Interpretation Algorithm
Radiologists evaluate low-energy images, equivalent to conventional digital mammograms, to identify calcifications, masses, and asymmetries. Subtraction images are used to assess areas of abnormal enhancement. If an abnormality is detected, further imaging such as ultrasound or MRI may be performed to confirm findings and guide biopsy. Recent developments include the introduction of contrast-enhanced mammography-guided breast biopsy systems.
Performance Comparison
Studies have shown that contrast-enhanced mammography significantly improves cancer detection rates compared to mammography alone, particularly in dense breast tissue. Sensitivity ranges from 94% to 100%, comparable to MRI, but with a lower false positive rate. This makes it a valuable tool for supplemental screening, especially in cases where MRI is contraindicated or unavailable.
Case-Based Review
Several case studies demonstrate the effectiveness of contrast-enhanced mammography:
- Case 1: A 48-year-old woman with dense breasts had a small cancer detected by contrast-enhanced mammography that was not visible on conventional mammograms. Biopsy confirmed invasive ductal carcinoma.

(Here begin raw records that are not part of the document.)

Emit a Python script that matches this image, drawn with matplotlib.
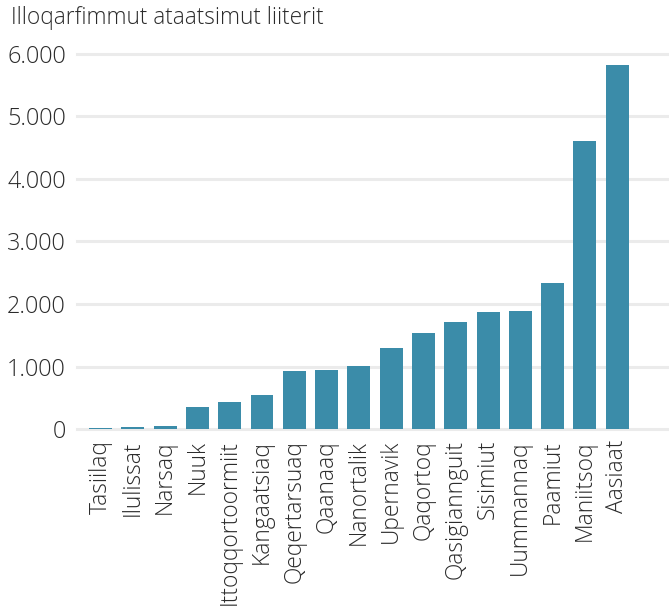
import matplotlib
matplotlib.use("Agg")
import matplotlib.pyplot as plt
from matplotlib.ticker import FuncFormatter

# data
towns = ["Tasiilaq", "Ilulissat", "Narsaq", "Nuuk", "Ittoqqortoormiit",
         "Kangaatsiaq", "Qeqertarsuaq", "Qaanaaq", "Nanortalik", "Upernavik",
         "Qaqortoq", "Qasigiannguit", "Sisimiut", "Uummannaq", "Paamiut",
         "Maniitsoq", "Aasiaat"]
litres = [10, 30, 50, 350, 430, 545, 930, 945, 1010, 1290,
          1530, 1705, 1865, 1895, 2330, 4610, 5830]
yticks = [0, 1000, 2000, 3000, 4000, 5000, 6000]
title = "Illoqarfimmut ataatsimut liiterit"

plt.rcParams["font.family"] = ["Open Sans", "DejaVu Sans"]
bar_color = "#3b8ca9"
text_color = "#2b2b2b"

fig = plt.figure(figsize=(6.69, 6.08), dpi=100)
ax = fig.add_axes([0.115, 0.2944, 0.882, 0.6168])

x = range(len(towns))
ax.bar(x, litres, width=0.71, color=bar_color, zorder=3)

ax.set_ylim(0, 6000)
ax.set_xlim(-0.73, len(towns) + 0.54)
ax.set_yticks(yticks)
ax.yaxis.set_major_formatter(FuncFormatter(lambda v, p: f"{int(v):,}".replace(",", ".")))
for t in yticks:
    ax.axhline(t, color="#ebebeb", lw=2.2, zorder=1, clip_on=False)

ax.set_xticks(list(x))
ax.set_xticklabels(towns, rotation=90, fontsize=16.4, color=text_color,
                   fontweight="light")
ax.tick_params(axis="x", length=0, pad=8)
ax.tick_params(axis="y", length=0, pad=8, labelsize=16.8, labelcolor=text_color)
for lab in ax.get_yticklabels():
    lab.set_fontweight("light")
for s in ax.spines.values():
    s.set_visible(False)

fig.text(0.016, 0.970, title, fontsize=16.3, color=text_color,
         fontweight="light", va="center", ha="left")

fig.savefig("out.png", dpi=100)
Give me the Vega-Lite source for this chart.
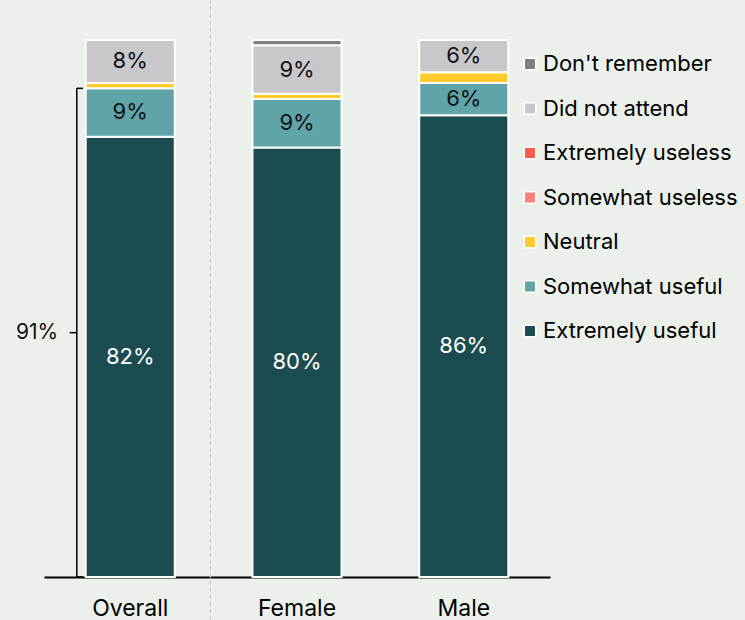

- Case 2: A 51-year-old high-risk patient with BRCA gene mutation had an irregular enhancing mass detected, correlating with findings on ultrasound. Biopsy confirmed invasive ductal carcinoma.
- Case 3: A 56-year-old woman with a history of breast cancer had new non-mass enhancement detected by contrast-enhanced mammography, leading to the diagnosis of invasive lobular carcinoma.
- Case 4: A 59-year-old woman with segmental non-mass enhancement detected, correlating with MRI findings. Biopsy confirmed non-calcified DCIS.
Challenges and Pitfalls
While contrast-enhanced mammography improves cancer detection, it also presents challenges:
- False Positives: Benign lesions like fibroadenomas, papillomas, and abscesses can enhance similarly to malignant lesions, leading to unnecessary biopsies.
- Background Enhancement: Differentiating between normal tissue enhancement and malignancy can be difficult, though overall enhancement is lower compared to MRI.
- False Negatives: Certain cancers, especially invasive lobular carcinoma, may not enhance and be missed. Suspicious findings on conventional mammograms or ultrasound should still be biopsied if contrast-enhanced mammography is negative.
- Field of View Limitations: Lesions in areas not well-covered by mammographic views, such as the axillary tail or deep in the axilla, may be missed.
- Lack of Official BI-RADS Terminology: Currently, there is no official BI-RADS lexicon for contrast-enhanced mammography, though future updates are expected to address this.
Conclusion
Contrast-enhanced mammography enhances cancer detection rates compared to traditional mammography, particularly in dense breast tissue. It offers a cost-effective, accessible alternative to MRI with fewer false positives, making it a valuable tool for breast cancer screening and diagnosis. With ongoing advancements and the introduction of guided biopsy systems, its utility in clinical practice is expected to grow.
Thank you for your attention.